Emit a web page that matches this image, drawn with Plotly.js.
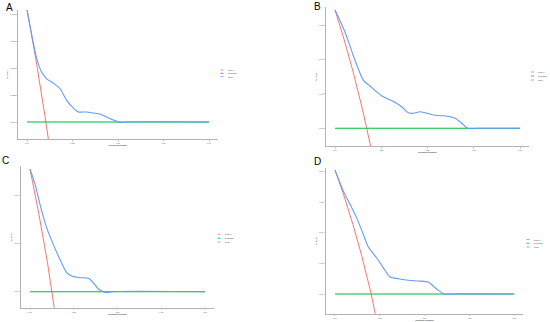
<!DOCTYPE html>
<html>
<head>
<meta charset="utf-8">
<script src="https://cdn.plot.ly/plotly-3.0.1.min.js"></script>
<style>html,body{margin:0;padding:0;background:#fff;}#chart{width:550px;height:322px;}</style>
</head>
<body>
<div id="chart"></div>
<script>
// ---------- data ----------
const panelLabels = ["A", "B", "C", "D"];
const seriesNames = ["Treat All", "Treat None", "Model"];
const xTickVals = [0, 0.25, 0.5, 0.75, 1];
const xTickText = ["0.00", "0.25", "0.50", "0.75", "1.00"];

const yTickValsA = [0, 0.025, 0.05, 0.075, 0.1];
const yTickTextA = ["0.000", "0.025", "0.050", "0.075", "0.100"];
const yTickValsB = [0, 0.05, 0.1, 0.15];
const yTickTextB = ["0.00", "0.05", "0.10", "0.15"];
const yTickValsC = [0, 0.05, 0.1];
const yTickTextC = ["0.00", "0.05", "0.10"];
const yTickValsD = [0, 0.05, 0.1, 0.15, 0.2];
const yTickTextD = ["0.00", "0.05", "0.10", "0.15", "0.20"];

// Treat None
const noneT = [0, 1];
const noneNB = [0, 0];

// Treat All
const allTA = [0, 0.05, 0.10, 0.15];
const allNBA = [0.104, 0.0568, 0.0044, -0.0541];
const allTB = [0, 0.05, 0.10, 0.15, 0.20, 0.25];
const allNBB = [0.172, 0.1284, 0.080, 0.0259, -0.035, -0.104];
const allTC = [0, 0.05, 0.10, 0.15, 0.20];
const allNBC = [0.127, 0.081, 0.030, -0.027, -0.091];
const allTD = [0, 0.05, 0.10, 0.15, 0.20, 0.25, 0.30];
const allNBD = [0.202, 0.160, 0.1133, 0.0612, 0.0025, -0.064, -0.140];

// Model
const modelTA = [0, 0.035, 0.053, 0.081, 0.108, 0.145, 0.181, 0.218, 0.254, 0.282, 0.328, 0.364, 0.401, 0.438, 0.474, 0.502, 0.52, 0.55, 1.0];
const modelNBA = [0.104, 0.073, 0.059, 0.046, 0.040, 0.036, 0.031, 0.020, 0.013, 0.0093, 0.0093, 0.0083, 0.0074, 0.0046, 0.0019, 0, -0.0005, 0, 0];
const modelTB = [0, 0.054, 0.108, 0.153, 0.189, 0.252, 0.324, 0.36, 0.396, 0.423, 0.459, 0.486, 0.531, 0.577, 0.622, 0.649, 0.685, 0.712, 0.739, 0.766, 1.0];
const modelNBB = [0.172, 0.140, 0.099, 0.070, 0.0615, 0.0474, 0.0378, 0.0314, 0.0227, 0.0218, 0.0241, 0.0227, 0.0193, 0.0183, 0.0169, 0.0145, 0.0073, 0.0009, -0.0006, 0, 0];
const modelTC = [0, 0.029, 0.057, 0.095, 0.133, 0.171, 0.21, 0.238, 0.286, 0.333, 0.362, 0.39, 0.419, 0.438, 0.467, 1.0];
const modelNBC = [0.127, 0.111, 0.0905, 0.0663, 0.049, 0.0335, 0.0197, 0.0163, 0.0145, 0.0139, 0.0093, 0.0031, 0, -0.001, 0, 0];
const modelTD = [0, 0.046, 0.084, 0.121, 0.158, 0.186, 0.232, 0.269, 0.307, 0.353, 0.409, 0.465, 0.52, 0.548, 0.576, 0.604, 0.628, 0.651, 1.0];
const modelNBD = [0.202, 0.168, 0.146, 0.124, 0.097, 0.0765, 0.059, 0.043, 0.0277, 0.0249, 0.0223, 0.0212, 0.0195, 0.013, 0.006, 0.0005, -0.0005, 0, 0];

// ---------- layout geometry (pixels) ----------
const W = 550, H = 322;
const geom = [
  {x0: 27, x1: 209, y0: 122, sp: 27, step: 0.025, top: 10, bottom: 139,
   leg: {kx: 220.5, tx: 225.5, ys: [70, 73.3, 76.6]}, lab: [9, 7.5]},
  {x0: 335, x1: 520, y0: 128.3, sp: 34.4, step: 0.05, top: 7, bottom: 146,
   leg: {kx: 531, tx: 536, ys: [72, 76, 80]}, lab: [317, 6.5]},
  {x0: 30, x1: 205, y0: 291.7, sp: 48.3, step: 0.05, top: 166, bottom: 307.7,
   leg: {kx: 217.5, tx: 222.5, ys: [234.3, 238.2, 242]}, lab: [5, 160]},
  {x0: 335, x1: 514.3, y0: 294, sp: 30.7, step: 0.05, top: 168, bottom: 313.7,
   leg: {kx: 526.5, tx: 531.5, ys: [239.5, 243.3, 247]}, lab: [317, 161.5]}
];

const colAll = "#F8766D", colNone = "#00BA38", colModel = "#619CFF";
const colors = [colAll, colNone, colModel];
const yTicks = [[yTickValsA, yTickTextA], [yTickValsB, yTickTextB], [yTickValsC, yTickTextC], [yTickValsD, yTickTextD]];
const allData = [[allTA, allNBA], [allTB, allNBB], [allTC, allNBC], [allTD, allNBD]];
const modelData = [[modelTA, modelNBA], [modelTB, modelNBB], [modelTC, modelNBC], [modelTD, modelNBD]];

const traces = [];
const layout = {
  width: W, height: H,
  margin: {l: 0, r: 0, t: 0, b: 0, pad: 0},
  paper_bgcolor: "#fff", plot_bgcolor: "#fff",
  showlegend: false,
  font: {family: "Liberation Sans, Arial, sans-serif", color: "#000"},
  annotations: [], shapes: []
};

geom.forEach((g, i) => {
  const n = i === 0 ? "" : String(i + 1);
  const xa = "x" + n, ya = "y" + n;
  const d = g.x1 - g.x0;
  const left = g.x0 - 0.05 * d, right = g.x1 + 0.05 * d;
  const axisCommon = {
    showline: true, linecolor: "#b3b3b3", linewidth: 1,
    ticks: "outside", ticklen: 1.5, tickwidth: 0.6, tickcolor: "#b3b3b3",
    showgrid: false, zeroline: false, fixedrange: true,
    tickfont: {size: 2, color: "#4d4d4d", family: "Liberation Sans, Arial, sans-serif"}
  };
  layout["xaxis" + n] = Object.assign({}, axisCommon, {
    domain: [left / W, right / W],
    range: [-0.05, 1.05],
    anchor: ya,
    tickvals: xTickVals, ticktext: xTickText,
    title: {text: "Threshold Probability", font: {size: 2, color: "#000"}, standoff: 1}
  });
  layout["yaxis" + n] = Object.assign({}, axisCommon, {
    domain: [1 - g.bottom / H, 1 - g.top / H],
    range: [(g.y0 - g.bottom) / g.sp * g.step, (g.y0 - g.top) / g.sp * g.step],
    anchor: xa,
    tickvals: yTicks[i][0], ticktext: yTicks[i][1],
    title: {text: "Net Benefit", font: {size: 2, color: "#000"}, standoff: 2}
  });

  traces.push({x: allData[i][0], y: allData[i][1], xaxis: xa, yaxis: ya, type: "scatter", mode: "lines",
    name: seriesNames[0], line: {color: colAll, width: 1}});
  traces.push({x: noneT, y: noneNB, xaxis: xa, yaxis: ya, type: "scatter", mode: "lines",
    name: seriesNames[1], line: {color: colNone, width: 1.1}});
  traces.push({x: modelData[i][0], y: modelData[i][1], xaxis: xa, yaxis: ya, type: "scatter", mode: "lines",
    name: seriesNames[2], line: {color: colModel, width: 1.1, shape: "spline", smoothing: 0.7}});

  // legend
  g.leg.ys.forEach((yy, k) => {
    layout.shapes.push({type: "line", xref: "paper", yref: "paper",
      x0: g.leg.kx / W, x1: (g.leg.kx + 3) / W, y0: 1 - yy / H, y1: 1 - yy / H,
      line: {color: colors[k], width: 0.8}});
    layout.annotations.push({xref: "paper", yref: "paper", x: g.leg.tx / W, y: 1 - yy / H,
      xanchor: "left", yanchor: "middle", showarrow: false, text: seriesNames[k],
      font: {size: 1.8, color: "#333"}});
  });
  // panel label
  layout.annotations.push({xref: "paper", yref: "paper", x: g.lab[0] / W, y: 1 - g.lab[1] / H,
    xanchor: "center", yanchor: "middle", showarrow: false, text: panelLabels[i],
    font: {size: 10, color: "#000", family: "Liberation Sans, Arial, sans-serif"}});
});

Plotly.newPlot("chart", traces, layout, {displayModeBar: false, staticPlot: true});
</script>
</body>
</html>
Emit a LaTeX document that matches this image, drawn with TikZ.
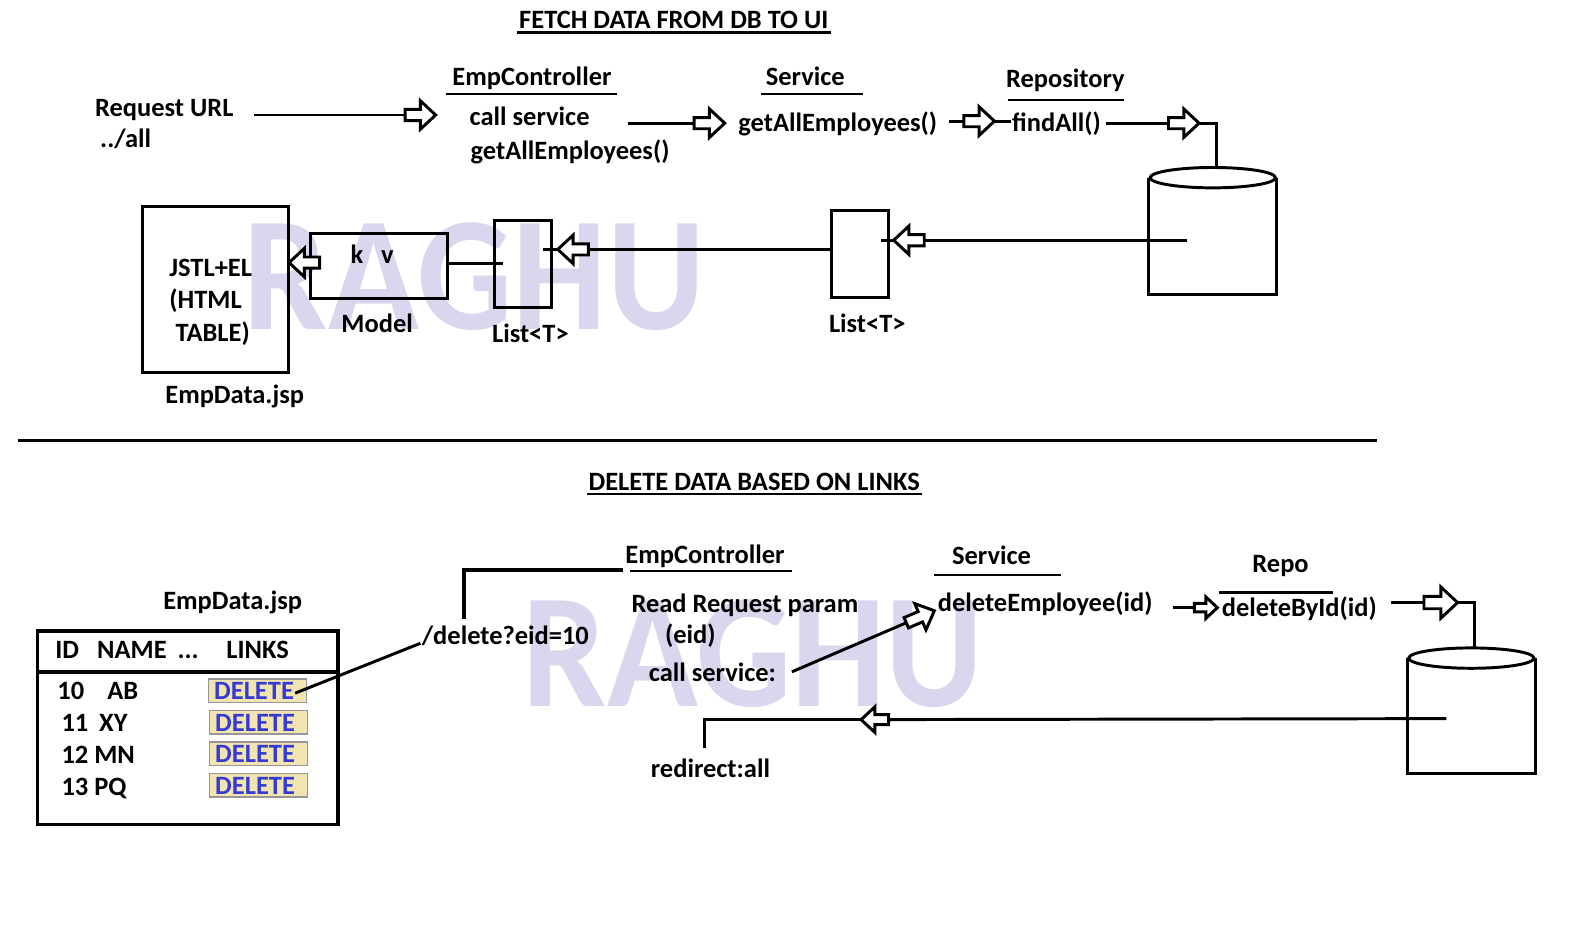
------------------------------------------------
GIVEN PROBLEM:
Omitting all pictures, restate exactly the lines of the material from its start through the line that contains "0.0025, -0.064, -0.140];".

EXPECTED ANSWER:
Emit a web page that matches this image, drawn with Plotly.js.
<!DOCTYPE html>
<html>
<head>
<meta charset="utf-8">
<script src="https://cdn.plot.ly/plotly-3.0.1.min.js"></script>
<style>html,body{margin:0;padding:0;background:#fff;}#chart{width:550px;height:322px;}</style>
</head>
<body>
<div id="chart"></div>
<script>
// ---------- data ----------
const panelLabels = ["A", "B", "C", "D"];
const seriesNames = ["Treat All", "Treat None", "Model"];
const xTickVals = [0, 0.25, 0.5, 0.75, 1];
const xTickText = ["0.00", "0.25", "0.50", "0.75", "1.00"];

const yTickValsA = [0, 0.025, 0.05, 0.075, 0.1];
const yTickTextA = ["0.000", "0.025", "0.050", "0.075", "0.100"];
const yTickValsB = [0, 0.05, 0.1, 0.15];
const yTickTextB = ["0.00", "0.05", "0.10", "0.15"];
const yTickValsC = [0, 0.05, 0.1];
const yTickTextC = ["0.00", "0.05", "0.10"];
const yTickValsD = [0, 0.05, 0.1, 0.15, 0.2];
const yTickTextD = ["0.00", "0.05", "0.10", "0.15", "0.20"];

// Treat None
const noneT = [0, 1];
const noneNB = [0, 0];

// Treat All
const allTA = [0, 0.05, 0.10, 0.15];
const allNBA = [0.104, 0.0568, 0.0044, -0.0541];
const allTB = [0, 0.05, 0.10, 0.15, 0.20, 0.25];
const allNBB = [0.172, 0.1284, 0.080, 0.0259, -0.035, -0.104];
const allTC = [0, 0.05, 0.10, 0.15, 0.20];
const allNBC = [0.127, 0.081, 0.030, -0.027, -0.091];
const allTD = [0, 0.05, 0.10, 0.15, 0.20, 0.25, 0.30];
const allNBD = [0.202, 0.160, 0.1133, 0.0612, 0.0025, -0.064, -0.140];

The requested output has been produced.